There were other incidents just this week. After a recent episode of the irreverent American cartoon comedy “South Park” mocked how Hollywood studios and executives create content these days in fear of Chinese censorship, Chinese censors followed through and carried out a sweeping purge of the show from Chinese streaming sites and social media pages. Blizzard, an American video game company that counts Tencent as a part investor, became the target of an Internet boycott after it banned a champion esports contestant who called for Hong Kong’s liberation and stripped him of his prize money.

In the past, other Western companies have suffered similar censure. Mercedes-Benz apologized for hurting “the feelings of the Chinese people” when it cited the Dalai Lama, Tibet’s spiritual leader in exile, in an Instagram post. Companies as disparate as U.S. airline Delta and Spanish fashion brand Zara both issued groveling apologies after publicly listing operations in Taiwan — which China views as a breakaway province — as a separate country from China on its website.

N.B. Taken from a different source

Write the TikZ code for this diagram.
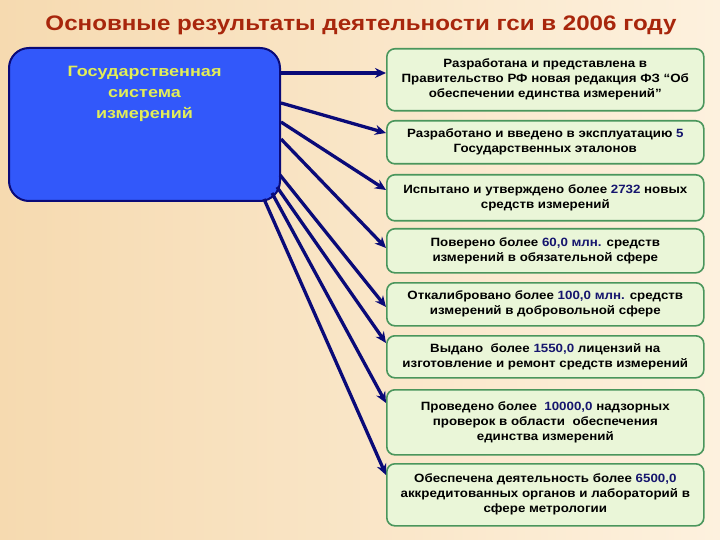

There’s nothing new about Chinese nationalist anger. But Beijing’s political tensions with Washington and China’s growing global clout are forcing multinational firms to pay attention. “These dynamics have gone on for a long time,” tweeted Paul Mozur, a China tech correspondent for the New York Times. “The Hong Kong protests are causing China’s underbelly of speech control to go mainstream in a huge way. The more Beijing pushes for control, the more the global narrative will slip away from it, and it won’t be pretty.”